'Brighton arts centres break the mould'

Laurence Olivier became its Baron, Oscar Wilde its hermit, and Turner Prize-winner Rachel Whiteread one of its most notable graduates.

Laurence Olivier became its Baron, Oscar Wilde its hermit, and Turner Prize-winner Rachel Whiteread one of its most notable graduates. Brighton has always been a source of inspiration for creatives, malcontents and social outcasts. From the murderous underclass of Graheme Greene's Brighton Rock and the feuding Mods and rockers of Franc Roddam's film Quadrophenia has grown Brighton's current exciting and altogether less aggressive arts scene.

A strength in recent years has been music. Brighton's thriving club scene isn't the half of it: Brighton Dome (01273 709 709; www.brighton-dome.org.uk) is the region's foremost classical music venue, with the London Philharmonic playing on 7 April, as well as a leading venue for all other types of music. Upcoming gigs include Idlewild (11 April) and The Hives (16 April).

Another major music venue is the Brighton Centre (0870 900 9100 www.brightoncentre.co.uk), which draws in everyone from Kasabian (29 April) to Little Richard (4 May) and Girls Aloud (5 May). For kids, there's Disney Live (12-17 April).

If you prefer more static arts, head for one of Brighton's many unique galleries. Phoenix Arts (01273 603 700; www.phoenixarts.org) runs talks, screenings and workshops alongside contemporary exhibitions. Brighton Museum and Art Gallery (01273 290 900; brighton.virtualmuseum.info) boasts work by Dali, Sir Henry Moore, William Blake and Jimmy Choo, among other A-listers. Fabrica (01273 778 646; www.fabrica.org.uk) resides in the former Holy Trinity Church in Brighton centre. Its up-coming exhibition Memory Sticks (23 April - 30 May), displays textile art by Michele Walker.

Performing arts are equally vibrant throughout Brighton. The Theatre Royal (08700 606 650; www.theambassadors.com/theatreroyal) showcases drama, comedy, dance and opera. Forthcoming highlights include Oscar Wilde's Lord Arthur Savile's Crime (11-16 April), choreographer Matthew Bourne's acclaimed Highland Fling (19-23 April) and the Ukrainian National Opera's Madama Butterfly (6-11 June). And back at Brighton Dome (see above), Brazilan dancers Grupo Corpo feature on 18-19 April.

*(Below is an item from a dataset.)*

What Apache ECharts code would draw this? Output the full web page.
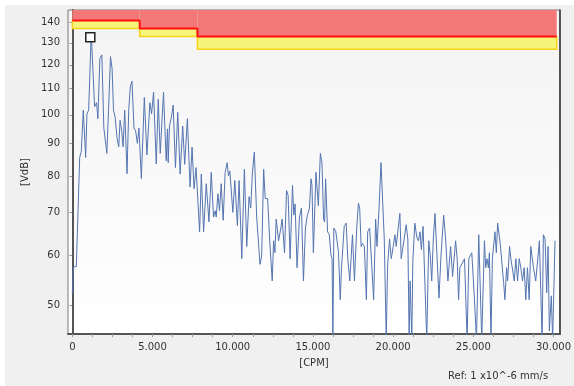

Joogleberry Playhouse (01273 687 171; www.joogleberry.com) opened in 2003, has a sky-lit café and offers nightly jazz, flamenco and comedy, as well as daily "lunchtime specials". Typically diverse, this week brings comedy and song by drag queen Dave Lynn (4 April), lo-fi pop from Villa Real (5 April), flamenco with Alahaima (6 April), Club Bollywood (7 April), and Lucy Baxter's blues band (8-9 April). Nearby Komedia (01273 647 100; www.komedia.co.uk) is a multi-stage venue, also offering a great alternative scene. "Brighton people are known for being eccentric," says Alice Hardmann from Komedia. "That's why Brighton arts centres are confident to break the mould."

Sussex University's Gardner Arts Centre, seven miles outside Brighton, has a reputation for arthouse film, art and theatre. Likewise, the Duke of York's cinema (01273 602 503; www.picturehouses.co.uk) shows current, classic, independent and foreign films, exhibits art and has a licensed auditorium. Equally alcohol-friendly but more gloriously seedy is Ali-Cats ( www.alicatsbar.com) - a studenty basement bar with a cult-loving cinema. Even the apparently exclusive Sussex Arts Club (01273 727 371; www.sussexarts.com) welcomes local arts-lovers.

"There's a warm creative scene in Brighton," says Hardmann. "There's a lot of talent here - it's really taking off."